Les effets d’El Niño diffèrent selon les zones géographiques, les espèces cibles et les types de pêche ou d’aquaculture et peuvent avoir des conséquences à la fois négatives et positives. En 2023, par exemple, les conditions créées par El Niño ont restreint l'habitat des espèces vivant dans les eaux froides des zones côtières, comme l’anchois du Pérou. La pêche à l’anchois du Pérou est la pêche monospécifique la plus importante au monde, puisqu’elle a produit 4,4 millions de tonnes par an en moyenne et représenté 75 pour cent du total des débarquements péruviens au cours des cinq dernières années. Les épisodes sévères et extrêmement forts d’El Niño dans le Pacifique Est, comme celui de 2023-2024, provoquent une diminution des habitats et des disponibilités alimentaires de l’anchois du Pérou, qui a des répercussions sur la distribution, la reproduction et le recrutement et entraîne des réductions de biomasse qui peuvent perdurer au-delà de la fin de l’épisode. Dans le cas du Pérou, ces effets négatifs se sont traduits par une diminution du volume de débarquements de 56 pour cent entre 2022 et 2023. Dans la mesure où les produits de cette pêche servent à fabriquer de la farine et de l’huile de poisson destinées à l’alimentation des espèces aquacoles, les pertes de captures sont préjudiciables non seulement aux moyens d’existence locaux, à l’emploi et aux recettes nationales d’exportation, mais aussi à la production aquacole au niveau mondial.

Sous l’influence d’El Niño, le réservoir d’eau chaude («Warm Pool») habituellement situé dans le Pacifique Ouest a commencé à se déplacer vers l’est pour entrer dans le Pacifique Centre à l’été 2023. Lors de la phase d’atténuation d’El Niño au cours de l’hiver 2024, la position de la Warm Pool restait plus orientale qu’elle ne l’est durant les années sans El Niño.

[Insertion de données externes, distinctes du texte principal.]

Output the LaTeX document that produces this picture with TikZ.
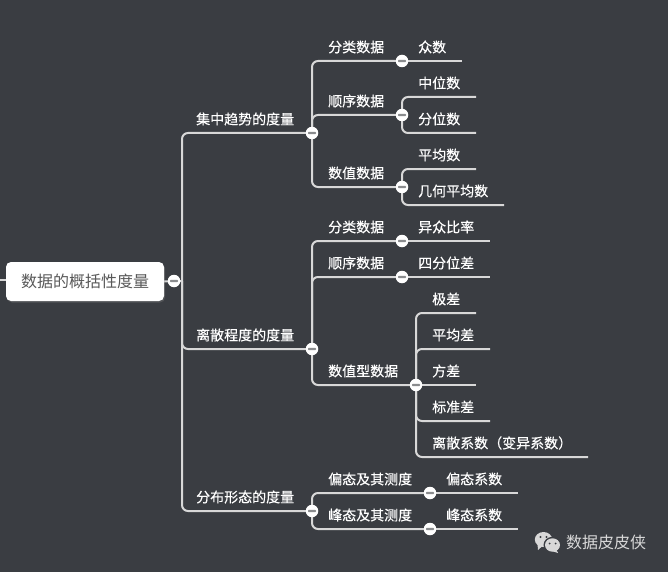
\documentclass[tikz,border=0pt]{standalone}
\usepackage{fontspec}
\setmainfont{Noto Sans CJK SC}
\newfontfamily\labfont[FakeBold=0.3]{Noto Sans CJK SC}
\usetikzlibrary{backgrounds,shadows}
\definecolor{bgdark}{HTML}{3A3D42}
\definecolor{linegray}{HTML}{D8D8D8}
\definecolor{rootgray}{HTML}{595959}
\definecolor{barsgray}{HTML}{8A8C8E}
\tikzset{
  lab/.style={anchor=west,inner sep=0pt,text=white,font=\labfont\fontsize{14}{14}\selectfont},
  toggle/.style={circle,fill=white,minimum size=12.5pt,inner sep=0pt,
    path picture={\fill[barsgray,rounded corners=.8pt] ([shift={(-4pt,-1.2pt)}]path picture bounding box.center) rectangle ([shift={(4pt,1.2pt)}]path picture bounding box.center);}},
  conn/.style={draw=linegray,line width=2pt,rounded corners=6pt},
  rootbox/.style={fill=white,rounded corners=5pt,minimum width=158pt,minimum height=39pt,inner sep=0pt,
    text=rootgray,font=\fontsize{16}{16}\selectfont,drop shadow={shadow xshift=1pt,shadow yshift=-1.5pt,opacity=.35}},
}
\begin{document}
\begin{tikzpicture}[x=1pt,y=-1pt]
  \useasboundingbox (0,0) rectangle (668,572);
  % root
  \node[rootbox] (root) at (85,281.5) {数据的概括性度量};
  \node[toggle] (rt) at (174,281) {};
  \coordinate (rootin) at (0,280);
  \coordinate (trunk) at (182,281);
  % first level
  \node[toggle] (g1) at (312,133) {};
  \node[toggle] (g2) at (312,349) {};
  \node[toggle] (g3) at (312,511) {};
  \path (196,119) node[lab] (l1) {集中趋势的度量};
  \path (196,335) node[lab] (l2) {离散程度的度量};
  \path (196,497) node[lab] (l3) {分布形态的度量};
  % second level
  \node[toggle] (a1) at (402,61) {};
  \node[toggle] (a2) at (402,115) {};
  \node[toggle] (a3) at (402,187) {};
  \node[toggle] (b1) at (402,241) {};
  \node[toggle] (b2) at (402,277) {};
  \node[toggle] (b3) at (416,385) {};
  \node[toggle] (c1) at (430,493) {};
  \node[toggle] (c2) at (430,529) {};
  \path (328,47) node[lab] (la1) {分类数据} (328,101) node[lab] (la2) {顺序数据} (328,173) node[lab] (la3) {数值数据};
  \path (328,227) node[lab] (lb1) {分类数据} (328,263) node[lab] (lb2) {顺序数据} (328,371) node[lab] (lb3) {数值型数据};
  \path (328,479) node[lab] (lc1) {偏态及其测度} (328,515) node[lab] (lc2) {峰态及其测度};
  % leaves
  \path (418,47) node[lab] (ta1) {众数};
  \path (418,83) node[lab] (ta2) {中位数} (418,119) node[lab] (ta3) {分位数};
  \path (418,155) node[lab] (ta4) {平均数} (418,191) node[lab] (ta5) {几何平均数};
  \path (418,227) node[lab] (tb1) {异众比率} (418,263) node[lab] (tb2) {四分位差};
  \path (432,299) node[lab] (tb3) {极差} (432,335) node[lab] (tb4) {平均差} (432,371) node[lab] (tb5) {方差};
  \path (432,407) node[lab] (tb6) {标准差} (432,443) node[lab] (tb7) {离散系数（变异系数）};
  \path (446,479) node[lab] (tc1) {偏态系数} (446,515) node[lab] (tc2) {峰态系数};
  \coordinate (ea1) at (462,61);
  \coordinate (ea2) at (476,97);
  \coordinate (ea3) at (476,133);
  \coordinate (ea4) at (476,169);
  \coordinate (ea5) at (504,205);
  \coordinate (eb1) at (490,241);
  \coordinate (eb2) at (490,277);
  \coordinate (eb3) at (476,313);
  \coordinate (eb4) at (490,349);
  \coordinate (eb5) at (476,385);
  \coordinate (eb6) at (490,421);
  \coordinate (eb7) at (588,457);
  \coordinate (ec1) at (518,493);
  \coordinate (ec2) at (518,529);
  % connectors
  \begin{scope}[on background layer]
    \fill[bgdark] (0,0) rectangle (668,572);
    \draw[conn] (rootin) -- (root.west |- rootin);
    \draw[conn] (root.east) -- (rt.center) -- (trunk);
    \draw[conn] (trunk) |- (g1.center);
    \draw[conn] (trunk) |- (g2.center);
    \draw[conn] (trunk) |- (g3.center);
    \foreach \g/\a in {g1/a1,g1/a2,g1/a3,g2/b1,g2/b2,g2/b3,g3/c1,g3/c2}
      \draw[conn] (\g.center) |- (\a.center);
    \draw[conn] (a1.center) -- (ea1);
    \foreach \a/\e in {a2/ea2,a2/ea3,a3/ea4,a3/ea5,b3/eb3,b3/eb4,b3/eb6,b3/eb7}
      \draw[conn] (\a.center) |- (\e);
    \draw[conn] (b1.center) -- (eb1);
    \draw[conn] (b2.center) -- (eb2);
    \draw[conn] (b3.center) -- (eb5);
    \draw[conn] (c1.center) -- (ec1);
    \draw[conn] (c2.center) -- (ec2);
  \end{scope}
  % watermark
  \fill[linegray] (543.5,539.5) ellipse (8.7 and 7.5);
  \fill[linegray] (537.5,544) -- (538,550) -- (543,545.5) -- cycle;
  \fill[bgdark] (552.5,545) ellipse (9 and 8.2);
  \fill[linegray] (552.5,545) ellipse (7.5 and 6.7);
  \fill[linegray] (556,549) -- (558,553) -- (552,551) -- cycle;
  \fill[bgdark] (540.5,537) circle (1.2) (546.5,537) circle (1.2);
  \fill[bgdark] (549.5,543.5) circle (1) (555.5,543.5) circle (1);
  \path (566,542) node[anchor=west,inner sep=0pt,text=linegray,font=\fontsize{16}{16}\selectfont] (mark) {数据皮皮侠};
\end{tikzpicture}
\end{document}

De ce fait, les vagues de chaleur marines se sont intensifiées dans le Pacifique Ouest et le Pacifique Centre lorsque El Niño a atteint sa phase de maturité. Par conséquent, les communautés de récifs coralliens des îles situées dans cette zone ont subi des périodes prolongées de stress thermique qui ont augmenté les risques de mortalité pour les coraux et les ressources halieutiques côtières qui leur sont associées.

El Niño a également un impact sur la pêche au thon dans les pays et territoires insulaires du Pacifique, où cette activité apporte une contribution notable au PIB. Les modifications des habitats imputables à El Niño entraînent un déplacement de l’aire de répartition du listao vers l’est, mais tendent à améliorer la capturabilité et le recrutement de l’albacore dans le Pacifique Ouest. On s’attend donc à ce que l’épisode E Niño de 2023-2024 ait un impact positif sur la pêche au listao dans les zones économiques exclusives (ZEE) les plus à l’est des pays et territoires insulaires du Pacifique. Il est possible que l’amincissement de la couche de mélange dans les ZEE les plus à l’ouest augmente la capturabilité de l’albacore, avec pour conséquence d’améliorer les moyens d’existence et les revenus dans certaines régions du Pacifique, et de les réduire dans d’autres.

Ces résultats soulignent la nécessité d’adopter des mesures de gestion adaptative des pêches, d’autant plus que, d’après les modèles climatiques, les phénomènes ENSO extrêmes vont devenir plus fréquents sous l’effet du réchauffement climatique. Des pratiques telles que celles consistant à adapter dynamiquement la saison de pêche ou à limiter l’effort de pêche et l’accès aux lieux de pêche au moyen d’un suivi en temps quasi réel aideront les gestionnaires, les pêcheurs et les communautés côtières à faire face aux répercussions d’ENSO et à renforcer leurs capacités d’adaptation, en améliorant les systèmes d’alerte rapide, en renforçant les évaluations des risques et en faisant mieux prendre conscience du phénomène ENSO. On doit en outre attacher une importance cruciale aux mesures de préparation aux catastrophes et d’intervention aux niveaux local et national, tout en encourageant la diversification des moyens d’existence.